I took my puppy to training classes for the 1st time last Thursday she was nearly 10 weeks old, she had her 1st vacc at 7 weeks and is having her 2nd 1 tomorrow. She already knows sit (started training this at 6.5 weeks old) (she's the puppy I kept from my bitches 1st litter, the other puppies left at 8 - 9 weeks old) and I can take a couple of steps away, down and I can stand up, she's learning back and close (spin left and right), paw and foot (lift right and left front paws), today I started teaching touch (hand touch) and roll (rollover), we've also done a little bit of verse (walk backwards) and bang (lay on her back with legs in the air). In the class last week we also did a little target training to a mat.


----------



## tripod (Feb 14, 2010)

As soon as the training school will accept them. I take puppies in class from as early as 10 weeks and have done with younger puppies. Great care is obviously taken as regards immunity. But the problems caused by lack of socialisation are far greater and more likely than those caused by early socialisation.
Even if your puppy is too young to attend you should go and partake so you can be practicing at home and be ahead of the pack by the time you start class with your puppy!


----------



## Horse and Hound (May 12, 2010)

I rang the bloke who does the best one in our area, and I knew that I knew him, he's the dad of my best friend from primary school, he used to take us horse riding!

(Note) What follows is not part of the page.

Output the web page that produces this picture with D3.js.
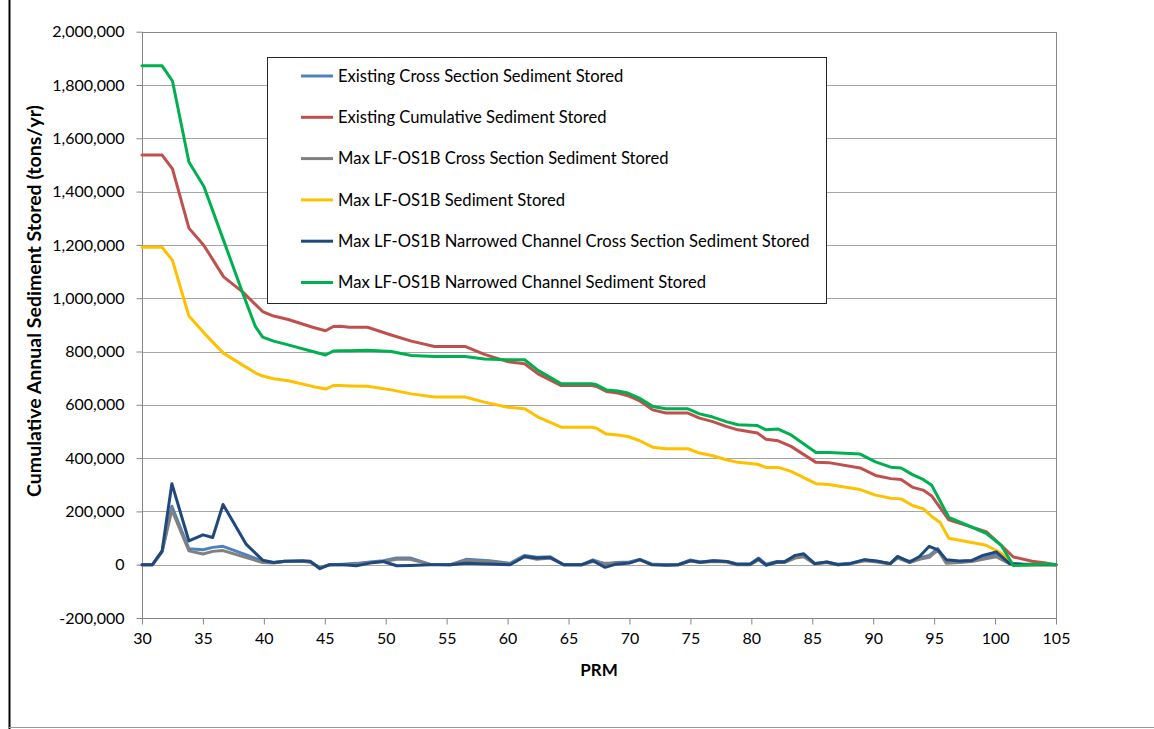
<!DOCTYPE html>
<html><head><meta charset="utf-8">
<script src="https://cdn.jsdelivr.net/npm/d3@7"></script>
<style>
body{margin:0;background:#fff}
svg{display:block}
text{font-family:Lato,"Open Sans",sans-serif}
</style>
</head><body>
<svg id="c" width="1154" height="729"></svg>
<script>
// ---------- DATA ----------
const xTicks = [30,35,40,45,50,55,60,65,70,75,80,85,90,95,100,105];
const yTicks = [-200000,0,200000,400000,600000,800000,1000000,1200000,1400000,1600000,1800000,2000000];

const seriesNames = [
  "Existing Cross Section Sediment Stored",
  "Existing Cumulative Sediment Stored",
  "Max LF-OS1B Cross Section Sediment Stored",
  "Max LF-OS1B Sediment Stored",
  "Max LF-OS1B Narrowed Channel Cross Section Sediment Stored",
  "Max LF-OS1B Narrowed Channel Sediment Stored"
];

// River mile positions of cumulative curves
const prmCum = [30,31.65,32.5,33.85,35.08,36.7,38.3,39.3,39.9,40.8,
  42.0,44.0,45.06,45.7,46.3,47.0,48.5,50.45,52.1,54.0,
  56.5,58.1,60.0,61.4,62.5,64.4,66.9,67.3,68.1,69.05,
  69.87,70.8,71.9,73.0,74.8,75.75,76.84,77.93,78.9,80.5,
  81.2,82.2,83.26,85.3,86.35,88.93,90.19,91.44,92.29,93.26,
  94.1,94.8,95.5,96.2,99.27,100.5,101.5,103.04,104.15,105];

const existingCum = [1537000,1537000,1485000,1263000,1198000,1080000,1022000,977000,950000,933000,
  920000,891000,878000,894000,895000,891000,891000,862000,839000,819000,
  819000,789000,762000,754000,716000,672000,672000,669000,650000,644000,
  634000,616000,581000,569000,569000,550000,537000,519000,506000,494000,
  471000,465000,444000,384000,383000,363000,335000,323000,320000,290000,
  280000,258000,213000,168000,124000,73000,29000,13000,6000,0];

const maxCum = [1191000,1191000,1142000,933000,870000,793000,748000,720000,708000,698000,
  690000,669000,659000,672000,672000,671000,670000,656000,641000,629000,
  629000,610000,591000,585000,554000,516000,516000,512000,490000,487000,
  481000,466000,441000,435000,435000,419000,409000,394000,384000,377000,
  365000,365000,350000,304000,301000,282000,261000,249000,247000,221000,
  210000,181000,158000,99000,73000,44000,0,0,0,0];

const narrowCum = [1872000,1872000,1815000,1511000,1419000,1216000,1015000,894000,854000,839000,
  825000,800000,787000,802000,803000,803000,805000,800000,785000,781000,
  781000,772000,769000,769000,729000,679000,679000,675000,656000,652000,
  644000,625000,594000,585000,585000,566000,554000,537000,525000,522000,
  506000,509000,487000,421000,421000,415000,386000,366000,363000,337000,
  320000,298000,238000,178000,118000,73000,-3000,0,3000,0];

// River mile positions of cross-section values
const prmXs = [30,30.86,31.65,32.45,33.85,35.0,35.8,36.65,38.56,39.9,
  40.8,41.7,43.2,43.8,44.6,45.4,46.5,47.6,48.7,49.8,
  50.9,52.0,53.6,55.3,56.6,58.5,60.2,61.4,62.4,63.5,
  64.6,66.1,67.0,68.0,68.9,70.0,70.85,71.8,73.0,74.0,
  75.0,75.8,76.9,78.0,78.8,79.9,80.6,81.2,82.1,82.7,
  83.6,84.3,85.2,86.2,87.1,88.1,89.3,90.3,91.4,92.0,
  93.0,93.8,94.6,95.3,96.0,97.1,98.1,99.0,100.1,101.2,
  102.5,103.9,105];

const existingXs = [0,0,50000,219000,60000,56000,65000,69000,37000,13000,
  8000,13000,13000,10000,-12000,0,2000,5000,10000,15000,
  25000,25000,2000,0,20000,15000,5000,35000,28000,30000,
  0,0,18000,3000,8000,10000,20000,3000,0,0,
  18000,10000,15000,12000,3000,3000,25000,2000,12000,12000,
  30000,35000,5000,10000,2000,5000,18000,12000,5000,28000,
  12000,25000,35000,60000,12000,12000,15000,25000,40000,5000,
  2000,2000,0];

const maxXs = [0,0,48000,206000,52000,40000,50000,53000,27000,8000,
  6000,12000,12000,10000,-10000,0,0,3000,8000,12000,
  20000,20000,2000,0,15000,12000,3000,30000,20000,25000,
  0,0,12000,5000,5000,8000,18000,2000,0,0,
  15000,8000,12000,10000,0,0,18000,0,8000,8000,
  25000,30000,3000,8000,0,3000,15000,10000,3000,25000,
  8000,20000,28000,55000,5000,8000,12000,20000,30000,3000,
  0,0,0];

const narrowXs = [0,0,52000,304000,89000,112000,102000,226000,76000,17000,
  8000,13000,15000,13000,-15000,0,0,-4000,6000,12000,
  -4000,-3000,0,0,5000,3000,0,31000,25000,27000,
  0,0,15000,-10000,2000,6000,19000,0,-2000,0,
  15000,9000,15000,12000,2000,2000,22000,-2000,10000,10000,
  35000,41000,4000,10000,0,4000,19000,14000,4000,31000,
  10000,31000,69000,56000,19000,14000,16000,35000,48000,4000,
  0,0,0];

const colors = ["#4F81BD","#C0504D","#808080","#FFC000","#1F497D","#00B050"];

// ---------- CHART ----------
const svg = d3.select("#c");
svg.append("rect").attr("width",1154).attr("height",729).attr("fill","#fff");

// outer frame fragments
svg.append("line").attr("x1",9.5).attr("x2",9.5).attr("y1",0).attr("y2",729).attr("stroke","#000").attr("stroke-width",2);
svg.append("line").attr("x1",9).attr("x2",1154).attr("y1",727.5).attr("y2",727.5).attr("stroke","#999").attr("stroke-width",1);

const L=142, R=1056, T=31.7, B=618;
const x = d3.scaleLinear().domain([30,105]).range([L,R]);
const y = d3.scaleLinear().domain([-200000,2000000]).range([B,T]);

// gridlines
svg.append("g").selectAll("line").data(yTicks).join("line")
  .attr("x1",L).attr("x2",R)
  .attr("y1",d=>Math.round(y(d))+0.5).attr("y2",d=>Math.round(y(d))+0.5)
  .attr("stroke","#A6A6A6").attr("stroke-width",1);

// plot border
svg.append("rect").attr("x",L+0.5).attr("y",Math.round(T)+0.5)
  .attr("width",R-L).attr("height",Math.round(B)-Math.round(T))
  .attr("fill","none").attr("stroke","#868686").attr("stroke-width",1);

const fmt = d => d3.format(",")(d).replace("\u2212","-");
const gy = svg.append("g").attr("transform",`translate(${L+0.5},0)`)
  .call(d3.axisLeft(y).tickValues(yTicks).tickFormat(fmt).tickSize(6).tickPadding(12));
gy.select(".domain").remove();
gy.selectAll(".tick line").attr("stroke","#868686");
gy.selectAll("text").attr("font-size",16).attr("fill","#000").style("font-family","Lato");

const gx = svg.append("g").attr("transform",`translate(0,${Math.round(B)+0.5})`)
  .call(d3.axisBottom(x).tickValues(xTicks).tickSize(6).tickPadding(8));
gx.select(".domain").remove();
gx.selectAll(".tick line").attr("stroke","#868686");
gx.selectAll("text").attr("font-size",16).attr("fill","#000").style("font-family","Lato");

// axis titles
svg.append("text").attr("x",(L+R)/2).attr("y",676).attr("text-anchor","middle")
  .attr("font-size",17).attr("font-weight","bold").text("PRM");
svg.append("text").attr("transform","translate(41,301) rotate(-90)").attr("text-anchor","middle")
  .attr("font-size",19.5).attr("font-weight","bold").text("Cumulative Annual Sediment Stored (tons/yr)");

// series
const series = [
  {xs:prmXs, ys:existingXs},
  {xs:prmCum, ys:existingCum},
  {xs:prmXs, ys:maxXs},
  {xs:prmCum, ys:maxCum},
  {xs:prmXs, ys:narrowXs},
  {xs:prmCum, ys:narrowCum}
];
const line = d3.line().x(d=>x(d[0])).y(d=>y(d[1]));
series.forEach((s,i)=>{
  const n = Math.min(s.xs.length, s.ys.length);
  const pts = d3.range(n).map(k=>[s.xs[k], s.ys[k]]);
  svg.append("path").datum(pts).attr("d",line)
    .attr("fill","none").attr("stroke",colors[i]).attr("stroke-width",3)
    .attr("stroke-linejoin","round").attr("stroke-linecap","round");
});

// legend
const lg = svg.append("g");
lg.append("rect").attr("x",267.5).attr("y",57.5).attr("width",559).attr("height",246)
  .attr("fill","#fff").attr("stroke","#262626").attr("stroke-width",1);
seriesNames.forEach((name,i)=>{
  const cy = 76 + i*41.3;
  lg.append("line").attr("x1",301).attr("x2",333).attr("y1",cy).attr("y2",cy)
    .attr("stroke",colors[i]).attr("stroke-width",3);
  lg.append("text").attr("x",338).attr("y",cy).attr("dy","0.35em")
    .attr("font-size",16.6).attr("fill","#000").text(name);
});
</script>
</body></html>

So, I asked him and he said that the starters course they do runs for 5 weeks and is on a monday night, but the next lot starts on the 26th July.
Roo will be 19 weeks by then, but we're doing bits with him at home in the mean time.

I'd rather wait for this class as I know and trust Mark and I've seen him in action before.


----------



## ploddingon (Jun 15, 2010)

I hope this isn't hijacking a thread (apologies if it is), but I have been thinking of training classes for my pup.

I have been training him myself, and he is doing fairly well, and on the park will even do the recall - as long as he doesn't see another dog!

As soon as he sees another dog he loses all sense - runs after it, leaps and jumps about, ignores all my calls and offers of treats, and will even follow the dog and its owner merrily leaving me behind 

I am just wondering if this behaviour would be even worse if he goes to 'school' as he would realise that being with other dogs is just great fun and want to do it all the time (if that makes any sense).

Is going to dog classes an essential part of a pups life or is it possible to train them properly yourself, and just let them socialise with dogs they meet on the park??


----------



## Horse and Hound (May 12, 2010)

ploddingon said:


> I hope this isn't hijacking a thread (apologies if it is), but I have been thinking of training classes for my pup.
> 
> I have been training him myself, and he is doing fairly well, and on the park will even do the recall - as long as he doesn't see another dog!
> 
> ...


I'm sure some people train their dogs themselves, but I don't have the first clue about what to do so I'm going to the professionals.

Its also starting on 28th June, got my days mixed up!


----------